A huge old telecommunication dish in Ghana was converted in an astronomical telescope. Credit: SKA SA.

Defunct dish turned into a radio telescope in Ghana with the help of Google Maps

Africa’s first radio telescope built outside of South Africa (S.A.) was recently inaugurated by astronomers and engineers in Ghana. Remarkably, the working radio telescope is actually a retrofitted old telecommunication dish.

A huge old telecommunication dish in Ghana was converted in an astronomical telescope. Credit: SKA SA.

A huge old telecommunication dish in Ghana was converted in an astronomical telescope. Credit: SKA SA.

Vision and legacy

Not too long ago, Michael Gaylard, the former director of South Africa’s Hartebeeshoek Radio Astronomy Observatory, was forced to take a break since the observatory’s telescope had to enter a two-year repair. So Gaylard decided to use his time to scour the continent for old telecommunication dishes hoping to find some that could be converted for astronomy. Using Google Maps, the scientist eventually hit jackpot when he found a big, old dish in Kuntunse near Accra, Ghana.

Converting the dish into a functional astronomical telescope, however, proved very challenging. The two instruments definitely share some common ground like both being specialized for receiving radio waves. However, all radio telescopes around the world are built from the ground up, designed and built to very clear specifications. In the case of the Kuntunse dish, though, African engineers and scientists had to work around an existing dish and settle for whatever specifications fit the established design. To make matters worse, Gaylard passed away in 2014 and the project was constantly marked by various minor to severe setbacks like frequent power outages and little to no internet connection.

Despite these adversities, the people behind the project made it happen — the first instrument in the upcoming African VLBI Network (AVN), Gaylard’s brainchild and postmortem legacy. VLBI stands for Very Long Baseline Interferometry, a technique used for imaging distant cosmic radio sources, spacecraft tracking, and for applications in astrometry. VLBI images a distant radio source, such as a quasar, by collecting its signal from multiple radio telescopes on Earth. Based on the time difference between the arrivals of the radio signal at different telescopes, it’s possible to combine observations of the objects that are made simultaneously by multiple radio telescopes. This way, scientists can emulate a telescope with a size equal to the maximum separation between the telescopes. In fact, most recently scientists turned on radio telescopes around the world to emulate a telescope the size of PLANET EARTH. Its target? The supermassive black hole at the center of the Milky Way galaxy. Just a year or two from now, you might jump from your chair as you read about the first pictures of a black hole’s event horizon. And what we learn from this experience might change science forever, to boot.

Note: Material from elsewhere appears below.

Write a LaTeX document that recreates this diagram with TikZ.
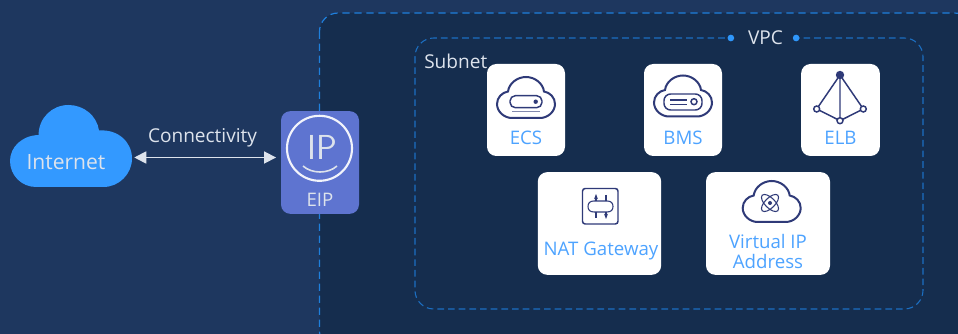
\documentclass[tikz,border=0pt]{standalone}
\usepackage{fontspec}
\setmainfont{Open Sans}
\usetikzlibrary{positioning}
\usetikzlibrary{arrows.meta}
\definecolor{bgblue}{HTML}{1E375F}
\definecolor{vpcblue}{HTML}{152D4E}
\definecolor{dashblue}{HTML}{1F7FDC}
\definecolor{subnetblue}{HTML}{1C6FC2}
\definecolor{dotblue}{HTML}{2F97FB}
\definecolor{cloudblue}{HTML}{3399FF}
\definecolor{textblue}{HTML}{4DA3FF}
\definecolor{iconnavy}{HTML}{2F3A78}
\definecolor{eipblue}{HTML}{5E74D0}
\definecolor{lightgrey}{HTML}{DDE3EC}
\tikzset{
  vpcbox/.style={draw=dashblue, line width=0.9pt, dash pattern=on 5.5pt off 3.5pt, rounded corners=14pt},
  card/.style={fill=white, rounded corners=7pt, inner sep=0pt},
  cardtext/.style={text=textblue, font=\fontsize{14}{15}\selectfont, align=center, inner sep=0pt},
  plain/.style={text=lightgrey, font=\fontsize{14.3}{15}\selectfont, inner sep=0pt},
  bluedot/.style={circle, fill=dotblue, inner sep=0pt, minimum size=5pt},
  icon/.style={draw=iconnavy, line width=1.1pt},
  iconcloud/.pic={
    \draw[icon, line width=1.5pt] (-14,20.5) .. controls (-22,20.5) and (-29,14) .. (-29,6.5) .. controls (-29,0) and (-24,-5) .. (-18,-6) .. controls (-17,-14) and (-9,-20.5) .. (0,-20.5) .. controls (9,-20.5) and (17,-14) .. (18,-6) .. controls (24,-5) and (29,0) .. (29,6.5) .. controls (29,14) and (22,20.5) .. (14,20.5) -- cycle;
  }
}
\begin{document}
\begin{tikzpicture}[x=0.75pt, y=-0.75pt]
\useasboundingbox (0,0) rectangle (958,334);
\fill[bgblue] (0,0) rectangle (958,334);
\begin{scope}
\clip (0,0) rectangle (958,334);
\draw[vpcbox, fill=vpcblue] (319.5,13) rectangle (973,350);
\end{scope}
\draw[vpcbox, draw=subnetblue, line width=0.8pt, dash pattern=on 5pt off 3pt] (415,38) rectangle (923,309);
% vpc label
\fill[vpcblue] (734,30) rectangle (793,46);
\node[plain] (vpc) at (765.5,38) {VPC};
\node[bluedot, left=10pt of vpc] (dotl) {};
\node[bluedot, right=7pt of vpc] (dotr) {};
\node[plain, anchor=west] (subnet) at (424,61) {Subnet};
% internet
\fill[cloudblue] (36,187) .. controls (21.6,187) and (10,175.4) .. (10,161) .. controls (10,147) and (22,135.5) .. (38.6,135) .. controls (38.6,118) and (52,105) .. (68.5,105) .. controls (84,105) and (97,116) .. (99,130.5) .. controls (118,129) and (132,142) .. (132,158.5) .. controls (132,174) and (119,187) .. (103.5,187) -- cycle;
\node[inner sep=0pt, minimum width=91.5pt, minimum height=42pt] (cloud) at (71,157.5) {};
\node[text=lightgrey, font=\fontsize{15.8}{16}\selectfont, inner sep=0pt] (internet) at (66,162) {Internet};
% eip
\node[fill=eipblue, rounded corners=7pt, minimum width=58.5pt, minimum height=77pt, inner sep=0pt] (eip) at (320,162.5) {};
\draw[white!92!eipblue, line width=1.6pt] (319.5,148.3) circle (32.5);
\node[text=lightgrey, font=\sffamily\fontsize{26}{26}\selectfont, inner sep=0pt] (iptext) at (322,147) {IP};
\draw[lightgrey, line width=1.2pt] (303,166) .. controls (312,174) and (328,174) .. (337,166);
\node[plain, font=\fontsize{14}{15}\selectfont] (eiptext) at (320,200) {EIP};
\draw[{Triangle[width=9pt,length=9pt]}-{Triangle[width=9pt,length=9pt]}, lightgrey, line width=1.3pt, shorten <=1.5pt, shorten >=3.5pt] (cloud.east) -- (cloud.east -| eip.west);
\node[plain] (conn) at (202.5,138) {Connectivity};
% ecs
\node[card, minimum width=58.5pt, minimum height=69pt] (ecs) at (526,110) {};
\node[cardtext] (ecstext) at (526,138) {ECS};
\pic at (526,97.5) {iconcloud};
\draw[icon, rounded corners=4pt] (510,95.7) rectangle (542,107.7);
\fill[iconnavy] (535.7,101.7) circle (2.2);
\draw[icon, iconnavy!60] (512,111.7) -- (540,111.7);
% bms
\node[card, minimum width=58.5pt, minimum height=69pt] (bms) at (683,110) {};
\node[cardtext] (bmstext) at (683,138) {BMS};
\pic at (683,96) {iconcloud};
\draw[icon, rounded corners=5pt] (664,94) rectangle (702,110);
\draw[icon, line width=0.8pt] (670,100) -- (687,100) (670,104.3) -- (687,104.3);
\draw[icon] (694,101.7) circle (3);
% elb
\node[card, minimum width=59pt, minimum height=69pt] (elb) at (840.5,110) {};
\node[cardtext] (elbtext) at (840.5,138) {ELB};
\draw[icon] (840,75) -- (816.7,109) -- (840,120.7) -- (863.3,109) -- cycle (840,75) -- (840,120.7);
\fill[iconnavy] (840,75) circle (4.2);
\foreach \px/\py in {816.7/109, 863.3/109, 840/120.7}
  \draw[icon, fill=white] (\px,\py) circle (3);
% nat
\node[card, minimum width=92.5pt, minimum height=77pt] (nat) at (599.5,223.5) {};
\node[cardtext] (nattext) at (601,251) {NAT Gateway};
\draw[icon, rounded corners=2pt] (582.5,188.5) rectangle (618,224);
\draw[icon, line width=0.8pt, -{Stealth[length=4pt]}] (596,201) -- (596,194);
\draw[icon, line width=0.8pt, -{Stealth[length=4pt]}] (606,212) -- (606,219);
\draw[icon, line width=0.8pt] (606,195) -- (606,201) (596,212) -- (596,218);
\draw[icon, line width=0.8pt] (588,206.5) .. controls (588,203) and (590,201) .. (594,201) -- (607,201) .. controls (611,201) and (613,203) .. (613,206.5) .. controls (613,210) and (611,212) .. (607,212) -- (594,212) .. controls (590,212) and (588,210) .. (588,206.5);
% vip
\node[card, minimum width=93pt, minimum height=77pt] (vip) at (768,223.5) {};
\node[cardtext] (viptext) at (768,252) {Virtual IP\\Address};
\pic at (771.7,201.5) {iconcloud};
\draw[icon, line width=0.8pt, rotate around={45:(770,203)}] (770,203) ellipse (11 and 5);
\draw[icon, line width=0.8pt, rotate around={-45:(770,203)}] (770,203) ellipse (11 and 5);
\fill[iconnavy] (770,203) circle (2);
\end{tikzpicture}
\end{document}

“At the very heart of Einstein’s general theory of relativity, there is a notion that quantum mechanics and general relativity can be melded, that there is a grand, unified theory of fundamental concepts,” says astronomy research professor Gopal Narayanan at the University of Massachusetts Amherst. “The place to study that is at the event horizon of a black hole.”

Mad Max Astronomy

Very exciting times ahead indeed and the AVN will have a huge role to play in science on the African continent. Besides the dish in Ghana, there are plans to convert telecommunications dishes in Zambia, Madagascar and Kenya by mid-2019. New telescopes could also be built in four other African nations by mid-2022. When fully completed, the AVN will fill the gaps in the global VLBI as it adds new ranges and angles in the network. For instance, our galactic center can be seen just south of the celestial equator, which puts many African countries like Ghana, Kenya or Zambia in a front-row position to optimally image it. Already, the Ghana radio telescope has begun work; it’s observing methanol masers, which are radio emissions that arise from celestial phenomena, and pulsars.

Ghana radio dish

Credit: SKA SA.

All of this was made possible thanks to funding made by the African Renaissance and International Co-Operation Fund, tied to the South African government. Around $9 million have been awarded to the project.

South Africa has a great deal of interest to see the AVN rooted in success. Along with Australia, South Africa is the site of the world’s largest radio telescope, the Square Kilometre Array. Hundreds and hundreds of radio dishes and antennas will be set up by late 2020s, with some stations planned in eight other African countries.